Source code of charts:
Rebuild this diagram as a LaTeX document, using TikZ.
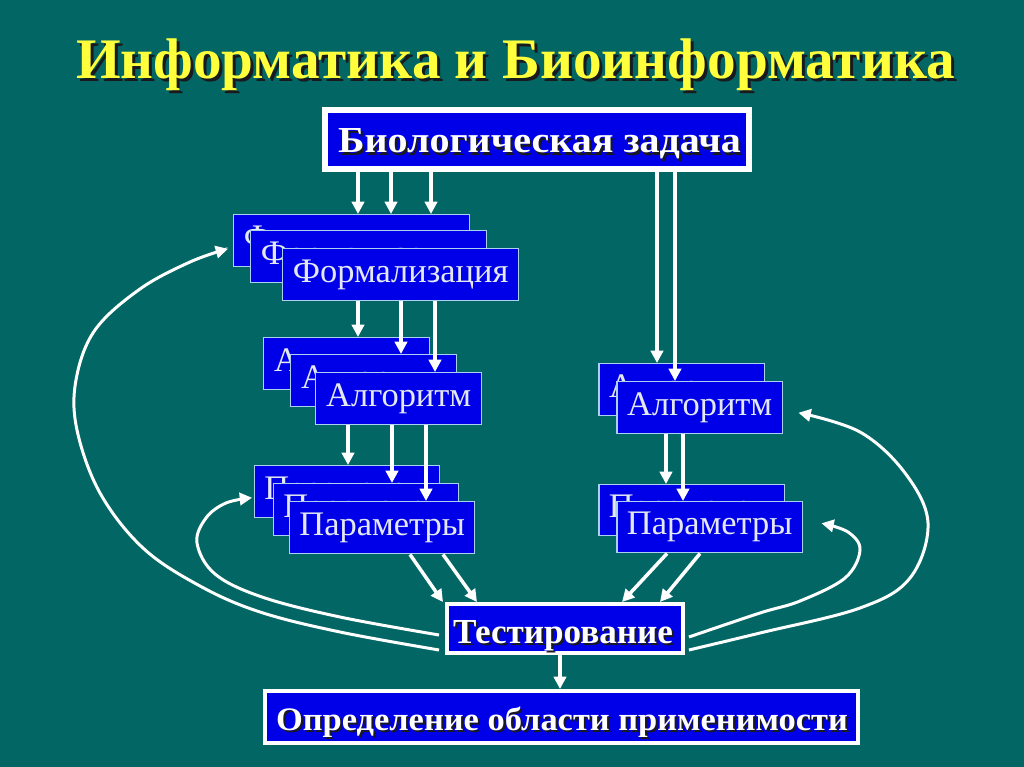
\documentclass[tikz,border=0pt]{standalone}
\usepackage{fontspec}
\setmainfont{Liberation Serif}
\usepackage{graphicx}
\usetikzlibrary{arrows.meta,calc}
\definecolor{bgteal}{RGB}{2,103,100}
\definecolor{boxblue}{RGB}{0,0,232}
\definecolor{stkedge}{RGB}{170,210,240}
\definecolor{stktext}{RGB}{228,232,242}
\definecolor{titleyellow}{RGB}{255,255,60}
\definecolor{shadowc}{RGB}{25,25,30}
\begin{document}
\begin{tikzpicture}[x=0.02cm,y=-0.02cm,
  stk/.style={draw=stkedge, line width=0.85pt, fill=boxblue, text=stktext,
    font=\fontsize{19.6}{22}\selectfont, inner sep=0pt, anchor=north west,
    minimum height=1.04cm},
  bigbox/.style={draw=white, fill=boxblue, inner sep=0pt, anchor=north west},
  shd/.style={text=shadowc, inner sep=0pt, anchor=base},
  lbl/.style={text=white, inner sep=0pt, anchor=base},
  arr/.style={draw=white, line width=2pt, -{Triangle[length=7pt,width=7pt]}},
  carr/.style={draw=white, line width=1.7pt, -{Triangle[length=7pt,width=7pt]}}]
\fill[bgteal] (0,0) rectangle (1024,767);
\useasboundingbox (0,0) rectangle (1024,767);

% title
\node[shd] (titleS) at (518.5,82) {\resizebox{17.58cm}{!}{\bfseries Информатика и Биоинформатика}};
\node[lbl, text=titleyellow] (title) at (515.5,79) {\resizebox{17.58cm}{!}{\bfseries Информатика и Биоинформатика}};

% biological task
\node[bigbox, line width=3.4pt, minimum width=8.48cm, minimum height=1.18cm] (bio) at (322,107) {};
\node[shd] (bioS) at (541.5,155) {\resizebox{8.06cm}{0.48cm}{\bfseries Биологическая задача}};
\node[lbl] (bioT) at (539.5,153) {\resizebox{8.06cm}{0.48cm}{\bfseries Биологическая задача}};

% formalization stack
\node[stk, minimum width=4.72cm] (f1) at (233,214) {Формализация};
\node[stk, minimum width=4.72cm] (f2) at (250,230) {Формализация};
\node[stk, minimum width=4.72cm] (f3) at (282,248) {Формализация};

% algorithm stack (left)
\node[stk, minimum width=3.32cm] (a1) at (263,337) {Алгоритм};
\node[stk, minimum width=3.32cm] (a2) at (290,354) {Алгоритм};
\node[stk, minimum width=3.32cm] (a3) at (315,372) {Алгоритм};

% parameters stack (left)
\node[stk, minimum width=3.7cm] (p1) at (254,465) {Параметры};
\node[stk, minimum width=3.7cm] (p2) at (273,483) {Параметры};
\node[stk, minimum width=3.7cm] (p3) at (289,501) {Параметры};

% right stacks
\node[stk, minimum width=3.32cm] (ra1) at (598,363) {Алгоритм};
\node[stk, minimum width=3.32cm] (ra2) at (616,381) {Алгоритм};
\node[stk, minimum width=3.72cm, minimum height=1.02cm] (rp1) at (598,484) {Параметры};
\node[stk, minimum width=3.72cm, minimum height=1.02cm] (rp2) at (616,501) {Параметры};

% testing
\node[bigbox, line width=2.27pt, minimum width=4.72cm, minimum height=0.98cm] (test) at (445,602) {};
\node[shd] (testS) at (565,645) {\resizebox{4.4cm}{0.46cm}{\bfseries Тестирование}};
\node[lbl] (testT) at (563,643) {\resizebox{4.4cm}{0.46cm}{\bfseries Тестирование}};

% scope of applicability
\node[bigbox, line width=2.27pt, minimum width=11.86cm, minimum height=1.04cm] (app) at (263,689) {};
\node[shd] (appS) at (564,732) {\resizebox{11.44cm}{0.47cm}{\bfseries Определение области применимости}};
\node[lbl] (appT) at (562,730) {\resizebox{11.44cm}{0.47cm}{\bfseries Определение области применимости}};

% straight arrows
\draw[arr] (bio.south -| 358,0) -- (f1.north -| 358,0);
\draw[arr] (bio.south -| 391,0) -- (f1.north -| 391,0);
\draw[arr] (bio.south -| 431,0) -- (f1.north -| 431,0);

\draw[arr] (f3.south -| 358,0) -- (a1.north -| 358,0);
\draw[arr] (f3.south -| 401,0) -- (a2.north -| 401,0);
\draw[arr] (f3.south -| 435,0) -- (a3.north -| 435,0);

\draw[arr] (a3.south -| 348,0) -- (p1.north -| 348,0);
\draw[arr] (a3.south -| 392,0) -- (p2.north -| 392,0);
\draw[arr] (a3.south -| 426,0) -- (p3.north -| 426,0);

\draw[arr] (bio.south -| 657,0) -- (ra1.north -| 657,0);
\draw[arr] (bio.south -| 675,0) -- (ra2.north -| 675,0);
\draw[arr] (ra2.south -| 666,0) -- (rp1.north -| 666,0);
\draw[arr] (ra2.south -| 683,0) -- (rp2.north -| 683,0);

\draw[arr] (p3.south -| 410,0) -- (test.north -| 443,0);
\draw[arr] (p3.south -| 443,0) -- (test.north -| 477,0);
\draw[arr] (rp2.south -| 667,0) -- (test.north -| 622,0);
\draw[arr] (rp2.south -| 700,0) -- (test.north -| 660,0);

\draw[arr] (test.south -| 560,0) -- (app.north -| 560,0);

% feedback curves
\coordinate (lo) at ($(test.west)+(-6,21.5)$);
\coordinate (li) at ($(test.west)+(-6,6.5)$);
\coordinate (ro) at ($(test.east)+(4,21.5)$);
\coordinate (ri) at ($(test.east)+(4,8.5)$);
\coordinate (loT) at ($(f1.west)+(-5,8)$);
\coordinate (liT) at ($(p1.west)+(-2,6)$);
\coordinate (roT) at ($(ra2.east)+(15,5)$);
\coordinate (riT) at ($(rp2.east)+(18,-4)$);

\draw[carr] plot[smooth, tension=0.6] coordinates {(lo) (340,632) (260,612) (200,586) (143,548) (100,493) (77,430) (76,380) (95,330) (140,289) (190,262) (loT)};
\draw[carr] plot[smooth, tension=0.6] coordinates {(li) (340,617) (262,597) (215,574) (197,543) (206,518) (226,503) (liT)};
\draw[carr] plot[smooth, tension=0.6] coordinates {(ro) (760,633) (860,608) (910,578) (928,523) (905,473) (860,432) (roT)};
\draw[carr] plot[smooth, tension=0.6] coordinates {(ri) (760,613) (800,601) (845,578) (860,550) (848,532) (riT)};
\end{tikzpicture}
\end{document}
==
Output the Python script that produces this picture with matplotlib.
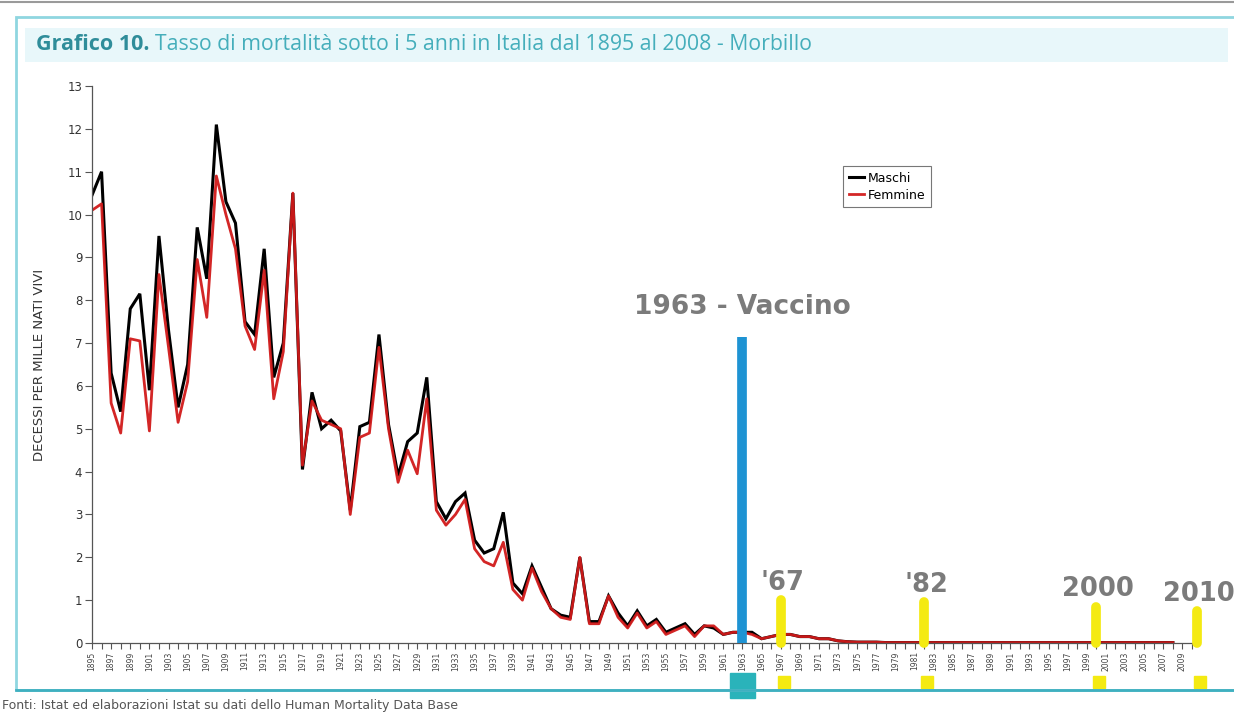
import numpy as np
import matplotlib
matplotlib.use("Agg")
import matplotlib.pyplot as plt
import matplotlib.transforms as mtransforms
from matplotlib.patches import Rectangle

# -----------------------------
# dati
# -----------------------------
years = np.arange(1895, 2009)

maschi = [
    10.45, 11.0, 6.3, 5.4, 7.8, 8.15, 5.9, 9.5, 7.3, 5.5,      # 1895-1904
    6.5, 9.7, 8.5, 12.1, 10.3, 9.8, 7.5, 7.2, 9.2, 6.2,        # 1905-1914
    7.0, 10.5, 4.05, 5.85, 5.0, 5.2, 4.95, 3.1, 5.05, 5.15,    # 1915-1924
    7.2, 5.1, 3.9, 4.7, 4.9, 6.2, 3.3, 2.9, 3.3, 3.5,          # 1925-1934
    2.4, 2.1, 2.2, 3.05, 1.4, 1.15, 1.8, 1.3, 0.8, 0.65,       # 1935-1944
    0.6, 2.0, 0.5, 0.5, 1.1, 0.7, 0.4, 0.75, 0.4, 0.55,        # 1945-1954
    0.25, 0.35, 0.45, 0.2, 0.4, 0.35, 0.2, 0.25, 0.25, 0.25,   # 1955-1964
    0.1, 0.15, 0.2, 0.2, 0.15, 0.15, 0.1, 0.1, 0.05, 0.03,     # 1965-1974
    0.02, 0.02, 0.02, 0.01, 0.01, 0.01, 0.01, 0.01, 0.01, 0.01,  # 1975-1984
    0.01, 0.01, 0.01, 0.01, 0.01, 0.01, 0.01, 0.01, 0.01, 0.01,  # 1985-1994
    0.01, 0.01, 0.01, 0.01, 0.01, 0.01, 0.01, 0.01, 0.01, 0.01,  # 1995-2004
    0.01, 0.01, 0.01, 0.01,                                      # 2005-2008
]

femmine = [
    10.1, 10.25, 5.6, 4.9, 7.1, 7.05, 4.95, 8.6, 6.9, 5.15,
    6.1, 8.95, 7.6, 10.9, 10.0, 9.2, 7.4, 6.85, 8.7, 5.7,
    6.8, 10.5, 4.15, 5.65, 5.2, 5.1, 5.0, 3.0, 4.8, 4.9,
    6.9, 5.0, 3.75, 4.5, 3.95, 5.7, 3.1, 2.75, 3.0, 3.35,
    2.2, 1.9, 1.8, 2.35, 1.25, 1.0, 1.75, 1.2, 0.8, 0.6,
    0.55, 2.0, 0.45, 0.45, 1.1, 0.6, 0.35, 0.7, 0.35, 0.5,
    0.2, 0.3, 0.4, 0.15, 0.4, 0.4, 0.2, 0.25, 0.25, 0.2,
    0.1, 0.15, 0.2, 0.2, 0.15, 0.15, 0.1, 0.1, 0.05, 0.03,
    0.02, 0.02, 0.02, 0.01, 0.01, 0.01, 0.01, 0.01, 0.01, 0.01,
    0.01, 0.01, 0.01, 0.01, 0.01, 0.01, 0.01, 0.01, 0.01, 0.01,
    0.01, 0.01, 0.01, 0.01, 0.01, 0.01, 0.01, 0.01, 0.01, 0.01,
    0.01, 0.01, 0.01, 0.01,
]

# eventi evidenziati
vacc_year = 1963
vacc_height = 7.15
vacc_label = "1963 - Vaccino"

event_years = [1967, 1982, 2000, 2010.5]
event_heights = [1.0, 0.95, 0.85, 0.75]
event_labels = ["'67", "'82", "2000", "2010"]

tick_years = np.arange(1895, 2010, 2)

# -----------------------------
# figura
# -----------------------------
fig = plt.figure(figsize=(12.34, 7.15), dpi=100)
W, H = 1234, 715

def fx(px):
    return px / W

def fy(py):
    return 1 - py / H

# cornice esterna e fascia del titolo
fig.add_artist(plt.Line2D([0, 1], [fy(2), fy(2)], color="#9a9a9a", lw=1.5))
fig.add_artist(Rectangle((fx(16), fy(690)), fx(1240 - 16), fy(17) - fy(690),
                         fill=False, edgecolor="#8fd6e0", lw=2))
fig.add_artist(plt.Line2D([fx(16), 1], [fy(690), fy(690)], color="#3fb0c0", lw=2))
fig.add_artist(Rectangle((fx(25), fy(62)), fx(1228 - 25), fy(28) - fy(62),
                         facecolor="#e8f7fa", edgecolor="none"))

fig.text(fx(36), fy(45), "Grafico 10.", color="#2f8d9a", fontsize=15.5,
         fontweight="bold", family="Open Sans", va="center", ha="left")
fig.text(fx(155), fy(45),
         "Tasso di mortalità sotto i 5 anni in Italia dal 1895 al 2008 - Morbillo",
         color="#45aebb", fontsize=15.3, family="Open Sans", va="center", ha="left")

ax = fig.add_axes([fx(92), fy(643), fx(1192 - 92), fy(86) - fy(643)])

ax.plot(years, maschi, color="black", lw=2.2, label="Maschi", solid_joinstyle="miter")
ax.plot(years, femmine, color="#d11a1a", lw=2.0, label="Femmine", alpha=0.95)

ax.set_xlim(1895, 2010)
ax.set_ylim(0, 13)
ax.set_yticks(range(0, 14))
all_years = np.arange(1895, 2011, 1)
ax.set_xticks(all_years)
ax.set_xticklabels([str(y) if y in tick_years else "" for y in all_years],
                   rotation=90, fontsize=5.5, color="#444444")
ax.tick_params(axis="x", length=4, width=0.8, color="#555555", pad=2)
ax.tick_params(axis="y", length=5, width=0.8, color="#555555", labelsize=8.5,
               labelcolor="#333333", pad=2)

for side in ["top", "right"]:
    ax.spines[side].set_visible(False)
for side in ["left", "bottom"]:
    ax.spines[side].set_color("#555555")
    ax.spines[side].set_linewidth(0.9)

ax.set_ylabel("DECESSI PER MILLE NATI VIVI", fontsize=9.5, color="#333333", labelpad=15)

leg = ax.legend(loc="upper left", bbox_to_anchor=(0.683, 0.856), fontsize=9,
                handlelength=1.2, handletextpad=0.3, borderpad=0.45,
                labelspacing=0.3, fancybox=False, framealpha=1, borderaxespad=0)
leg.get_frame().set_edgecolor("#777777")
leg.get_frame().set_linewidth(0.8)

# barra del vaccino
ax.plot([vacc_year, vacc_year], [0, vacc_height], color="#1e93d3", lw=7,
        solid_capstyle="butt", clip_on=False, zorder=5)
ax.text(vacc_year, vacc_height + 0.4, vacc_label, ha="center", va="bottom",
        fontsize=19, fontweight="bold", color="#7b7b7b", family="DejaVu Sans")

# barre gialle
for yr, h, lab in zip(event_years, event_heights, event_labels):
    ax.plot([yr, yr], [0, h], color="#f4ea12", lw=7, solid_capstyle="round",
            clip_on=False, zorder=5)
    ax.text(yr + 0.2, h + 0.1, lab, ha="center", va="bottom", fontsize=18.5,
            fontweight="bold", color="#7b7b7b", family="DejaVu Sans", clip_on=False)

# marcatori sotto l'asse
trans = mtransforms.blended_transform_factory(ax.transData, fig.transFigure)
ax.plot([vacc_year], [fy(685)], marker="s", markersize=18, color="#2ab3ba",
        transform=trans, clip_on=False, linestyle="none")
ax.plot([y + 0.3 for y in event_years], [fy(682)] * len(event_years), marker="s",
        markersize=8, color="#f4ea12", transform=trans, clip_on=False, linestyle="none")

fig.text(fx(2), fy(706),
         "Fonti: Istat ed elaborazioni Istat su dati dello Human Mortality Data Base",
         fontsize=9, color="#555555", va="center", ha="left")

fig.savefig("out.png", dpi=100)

■ AIM: Do not include pictures. Give again exactly the lines starting at the one with "Output the Python" and ending at the one with "from matplotlib.patches import Rectangle", both included.

■ SOLUTION TO THE PROBLEM:
Output the Python script that produces this picture with matplotlib.
import numpy as np
import matplotlib
matplotlib.use("Agg")
import matplotlib.pyplot as plt
import matplotlib.transforms as mtransforms
from matplotlib.patches import Rectangle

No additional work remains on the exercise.